Noam Mor’s father moved to the US because he believed he could be a success, but he struggled. But his father bought Noam all kinds of reading material at a used bookstore on the way home from work—anything from comics to Nancy Drew to literature--and made him read daily. At 8, Noam decided he was an atheist, and, every Saturday after that, walking to synagogue, Noam and his father and would argue about this—Noam’s constant struggle to identify a spiritual concept in the human condition. Also at 8, Noam was given a great books collection and chose Madame Bovary to read, fell in love with it, and decided to write. His first writing project was 350 handwritten pages of a science fiction novel about a submarine that goes through a huge sea cave and ends up in another world inside our own. Noam worked on it from 8-9 or so—when it was burned, on purpose, by somebody in his household. After that, Noam wrote poetry, as poems were easily copied and distributed in more than one household. But the poems were morose—about dead pigeons, about his father’s early death from a heart attack, about child abuse—so Noam gave up poetry in junior high school and approached fiction again, now with a poetic aesthetic and language. Over the years, Noam resisted his mother’s suggestions that he should give up writing. He studied philosophy, in which he is ABD, and now teaches it at Long Island University. He studied writing, in which he has an MFA, and, in 2002, published his first novel, Arc: Cleavage of Ghosts. Now Noam is finishing a short story collection. Over the years, Noam developed a style of writing from constant practice, constantly rewriting until he gets the language and a certain density—cutting, cutting, cutting. Noam writes a story until it feels complete, then cuts it into fragments—words and sentences—then he mixes it up, tapes it to a wall, and recombines the story. His next book will be about the notion of faith and it will be a great book—narrated in 12 voices, which will combine to form a highly unstable 13th meta-voice at junctures in the text. The other thing that you should know about Noam is that he is glad that he went on a blind date where he met the wonderful Kimberly, who became his even more wonderful Kismet.
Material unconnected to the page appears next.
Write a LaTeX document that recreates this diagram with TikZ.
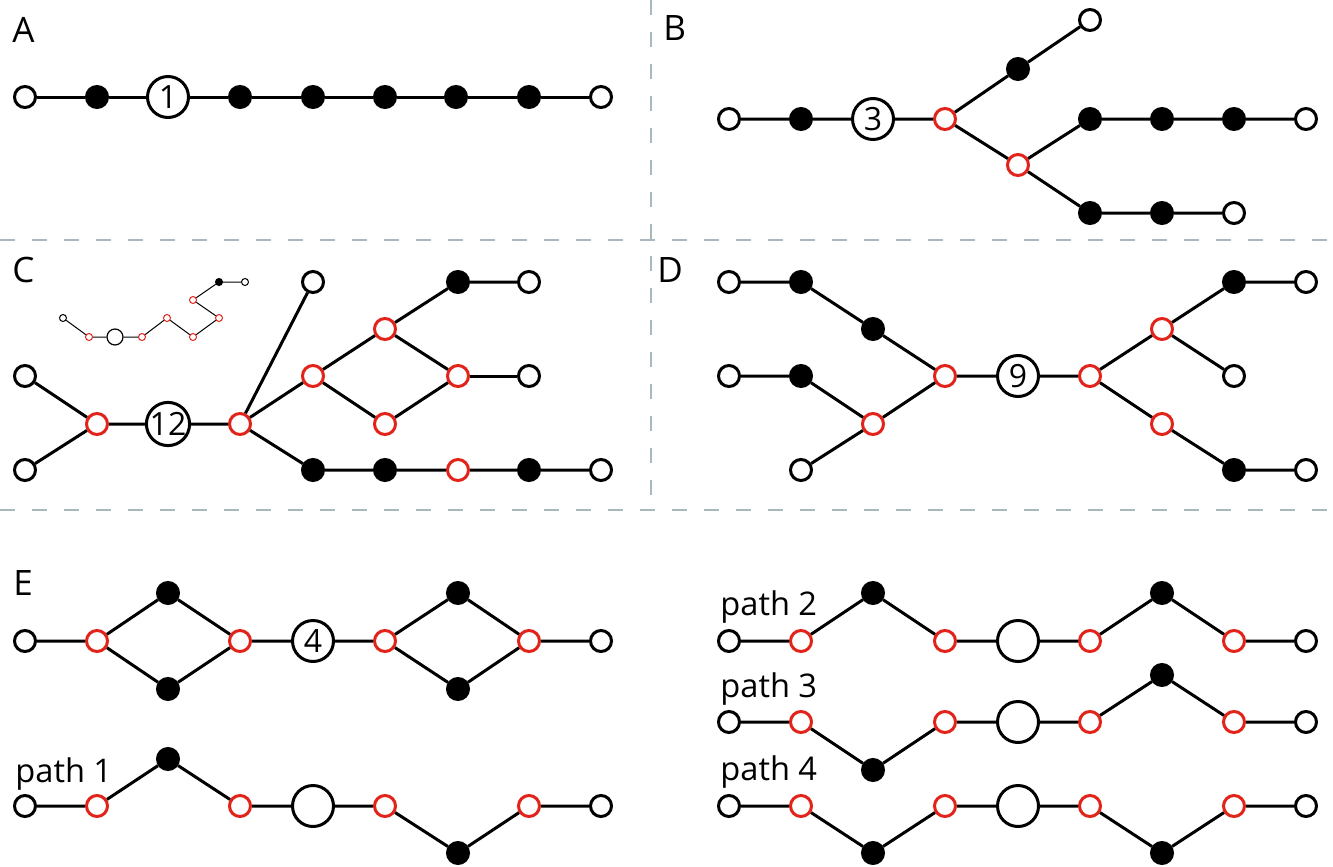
\documentclass[tikz,border=0pt]{standalone}
\usepackage{fontspec}
\setmainfont{Open Sans}
\definecolor{nodered}{HTML}{E2231A}
\definecolor{sepgray}{HTML}{A9B7BF}
\begin{document}
\begin{tikzpicture}[x=0.5pt,y=-0.5pt]
\tikzset{
  wn/.style={circle,draw,line width=1.5pt,minimum size=10.5pt,inner sep=0pt,fill=white},
  rn/.style={wn,draw=nodered},
  fn/.style={wn,fill=black},
  bn/.style={circle,draw,line width=1.5pt,minimum size=20.5pt,inner sep=0pt,fill=white,font=\fontsize{16}{16}\selectfont},
  edge/.style={line width=1.5pt},
  lab/.style={anchor=base west,inner sep=0pt,font=\fontsize{17.5}{17.5}\selectfont},
  plab/.style={anchor=base west,inner sep=0pt,font=\fontsize{16.3}{16.3}\selectfont},
  sep/.style={sepgray,line width=0.8pt,dash pattern=on 7.5pt off 8.5pt},
  % tiny inset graph
  swn/.style={circle,draw,line width=0.5pt,minimum size=3.5pt,inner sep=0pt,fill=white},
  srn/.style={swn,draw=nodered},
  sfn/.style={swn,fill=black},
  sbn/.style={circle,draw,line width=0.6pt,minimum size=8pt,inner sep=0pt,fill=white},
  sedge/.style={line width=0.5pt},
}
\useasboundingbox (0,0) rectangle (1333,867);

% panel separators
\draw[sep] (0,240) -- (1333,240);
\draw[sep] (0,510) -- (1333,510);
\draw[sep] (651,0) -- (651,510);

% ---------- A ----------
\node[lab] at (12,42) {A};
\node[wn] (a1) at (25,97) {};
\node[fn] (a2) at (97,97) {};
\node[bn] (a3) at (168,97) {1};
\node[fn] (a4) at (240,97) {};
\node[fn] (a5) at (313,97) {};
\node[fn] (a6) at (385,97) {};
\node[fn] (a7) at (456,97) {};
\node[fn] (a8) at (529,97) {};
\node[wn] (a9) at (601,97) {};
\draw[edge] (a1) -- (a2) -- (a3) -- (a4) -- (a5) -- (a6) -- (a7) -- (a8) -- (a9);

% ---------- B ----------
\node[lab] at (663,40) {B};
\node[wn] (b1) at (729,119) {};
\node[fn] (b2) at (801,119) {};
\node[bn] (b3) at (873,119) {3};
\node[rn] (b4) at (945,119) {};
\node[fn] (b5) at (1018,69) {};
\node[wn] (b6) at (1090,20) {};
\node[rn] (b7) at (1018,165) {};
\node[fn] (b8) at (1090,119) {};
\node[fn] (b9) at (1162,119) {};
\node[fn] (b10) at (1234,119) {};
\node[wn] (b11) at (1306,119) {};
\node[fn] (b12) at (1090,213) {};
\node[fn] (b13) at (1162,213) {};
\node[wn] (b14) at (1234,213) {};
\draw[edge] (b1) -- (b2) -- (b3) -- (b4) -- (b5) -- (b6);
\draw[edge] (b4) -- (b7) -- (b8) -- (b9) -- (b10) -- (b11);
\draw[edge] (b7) -- (b12) -- (b13) -- (b14);

% ---------- C ----------
\node[lab] at (12,282) {C};
\node[wn] (c1) at (25,376) {};
\node[wn] (c2) at (25,470) {};
\node[rn] (c3) at (97,424) {};
\node[bn] (c4) at (168,424) {12};
\node[rn] (c5) at (240,424) {};
\node[wn] (c6) at (313,282) {};
\node[rn] (c7) at (313,376) {};
\node[rn] (c8) at (385,329) {};
\node[rn] (c9) at (385,424) {};
\node[fn] (c10) at (458,282) {};
\node[wn] (c11) at (529,282) {};
\node[rn] (c12) at (458,376) {};
\node[wn] (c13) at (529,376) {};
\node[fn] (c14) at (313,470) {};
\node[fn] (c15) at (385,470) {};
\node[rn] (c16) at (458,470) {};
\node[fn] (c17) at (529,470) {};
\node[wn] (c18) at (601,470) {};
\draw[edge] (c1) -- (c3) -- (c2);
\draw[edge] (c3) -- (c4) -- (c5) -- (c6);
\draw[edge] (c5) -- (c7) -- (c8) -- (c10) -- (c11);
\draw[edge] (c7) -- (c9) -- (c12) -- (c8);
\draw[edge] (c12) -- (c13);
\draw[edge] (c5) -- (c14) -- (c15) -- (c16) -- (c17) -- (c18);

% inset: the same chain drawn as a folded backbone
\node[swn] (s1) at (63,318) {};
\node[srn] (s2) at (89,337) {};
\node[sbn] (s3) at (115,337) {};
\node[srn] (s4) at (142,337) {};
\node[srn] (s5) at (167,318) {};
\node[srn] (s6) at (193,337) {};
\node[srn] (s7) at (219,318) {};
\node[srn] (s8) at (193,300) {};
\node[sfn] (s9) at (219,282) {};
\node[swn] (s10) at (245,282) {};
\draw[sedge] (s1) -- (s2) -- (s3) -- (s4) -- (s5) -- (s6) -- (s7) -- (s8) -- (s9) -- (s10);

% ---------- D ----------
\node[lab] at (657,282) {D};
\node[wn] (d1) at (729,282) {};
\node[fn] (d2) at (801,282) {};
\node[fn] (d3) at (873,329) {};
\node[rn] (d4) at (945,376) {};
\node[bn] (d5) at (1018,376) {9};
\node[rn] (d6) at (1090,376) {};
\node[rn] (d7) at (1162,329) {};
\node[fn] (d8) at (1234,282) {};
\node[wn] (d9) at (1306,282) {};
\node[wn] (d10) at (1234,376) {};
\node[rn] (d11) at (1162,424) {};
\node[fn] (d12) at (1234,470) {};
\node[wn] (d13) at (1306,470) {};
\node[wn] (d14) at (729,376) {};
\node[fn] (d15) at (801,376) {};
\node[rn] (d16) at (873,424) {};
\node[wn] (d17) at (801,470) {};
\draw[edge] (d1) -- (d2) -- (d3) -- (d4) -- (d5) -- (d6) -- (d7) -- (d8) -- (d9);
\draw[edge] (d7) -- (d10);
\draw[edge] (d6) -- (d11) -- (d12) -- (d13);
\draw[edge] (d14) -- (d15) -- (d16) -- (d4);
\draw[edge] (d17) -- (d16);

% ---------- E ----------
\node[lab] at (13,595) {E};
\node[wn] (e1) at (25,641) {};
\node[rn] (e2) at (97,641) {};
\node[fn] (e3) at (168,593) {};
\node[fn] (e4) at (168,689) {};
\node[rn] (e5) at (240,641) {};
\node[bn] (e6) at (313,641) {4};
\node[rn] (e7) at (385,641) {};
\node[fn] (e8) at (458,593) {};
\node[fn] (e9) at (458,689) {};
\node[rn] (e10) at (529,641) {};
\node[wn] (e11) at (601,641) {};
\draw[edge] (e1) -- (e2) -- (e3) -- (e5) -- (e6) -- (e7) -- (e8) -- (e10) -- (e11);
\draw[edge] (e2) -- (e4) -- (e5);
\draw[edge] (e7) -- (e9) -- (e10);

% path 1
\node[plab] at (15,782) {path 1};
\node[wn] (p1a) at (25,806) {};
\node[rn] (p1b) at (97,806) {};
\node[fn] (p1c) at (168,759) {};
\node[rn] (p1d) at (240,806) {};
\node[bn] (p1e) at (313,806) {};
\node[rn] (p1f) at (385,806) {};
\node[fn] (p1g) at (458,853) {};
\node[rn] (p1h) at (529,806) {};
\node[wn] (p1i) at (601,806) {};
\draw[edge] (p1a) -- (p1b) -- (p1c) -- (p1d) -- (p1e) -- (p1f) -- (p1g) -- (p1h) -- (p1i);

% path 2
\node[plab] at (720,615) {path 2};
\node[wn] (p2a) at (729,641) {};
\node[rn] (p2b) at (801,641) {};
\node[fn] (p2c) at (873,593) {};
\node[rn] (p2d) at (945,641) {};
\node[bn] (p2e) at (1018,641) {};
\node[rn] (p2f) at (1090,641) {};
\node[fn] (p2g) at (1162,593) {};
\node[rn] (p2h) at (1234,641) {};
\node[wn] (p2i) at (1306,641) {};
\draw[edge] (p2a) -- (p2b) -- (p2c) -- (p2d) -- (p2e) -- (p2f) -- (p2g) -- (p2h) -- (p2i);

% path 3
\node[plab] at (720,697) {path 3};
\node[wn] (p3a) at (729,722) {};
\node[rn] (p3b) at (801,722) {};
\node[fn] (p3c) at (873,770) {};
\node[rn] (p3d) at (945,722) {};
\node[bn] (p3e) at (1018,722) {};
\node[rn] (p3f) at (1090,722) {};
\node[fn] (p3g) at (1162,675) {};
\node[rn] (p3h) at (1234,722) {};
\node[wn] (p3i) at (1306,722) {};
\draw[edge] (p3a) -- (p3b) -- (p3c) -- (p3d) -- (p3e) -- (p3f) -- (p3g) -- (p3h) -- (p3i);

% path 4
\node[plab] at (720,780) {path 4};
\node[wn] (p4a) at (729,806) {};
\node[rn] (p4b) at (801,806) {};
\node[fn] (p4c) at (873,853) {};
\node[rn] (p4d) at (945,806) {};
\node[bn] (p4e) at (1018,806) {};
\node[rn] (p4f) at (1090,806) {};
\node[fn] (p4g) at (1162,853) {};
\node[rn] (p4h) at (1234,806) {};
\node[wn] (p4i) at (1306,806) {};
\draw[edge] (p4a) -- (p4b) -- (p4c) -- (p4d) -- (p4e) -- (p4f) -- (p4g) -- (p4h) -- (p4i);
\end{tikzpicture}
\end{document}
[Note: This postcard life story is part of a series of postcard life stories that will appear in Keyhole #6 (guest edited by William Walsh), where all the contributor bios will be postcard life stories--the idea being to make every possible aspect of the magazine literature.]
1 comment:
I love the cutting up and pasting stories on the wall. And I was so sad to hear that submarine novel was burned! I can't wait to get this edition of Keyhole!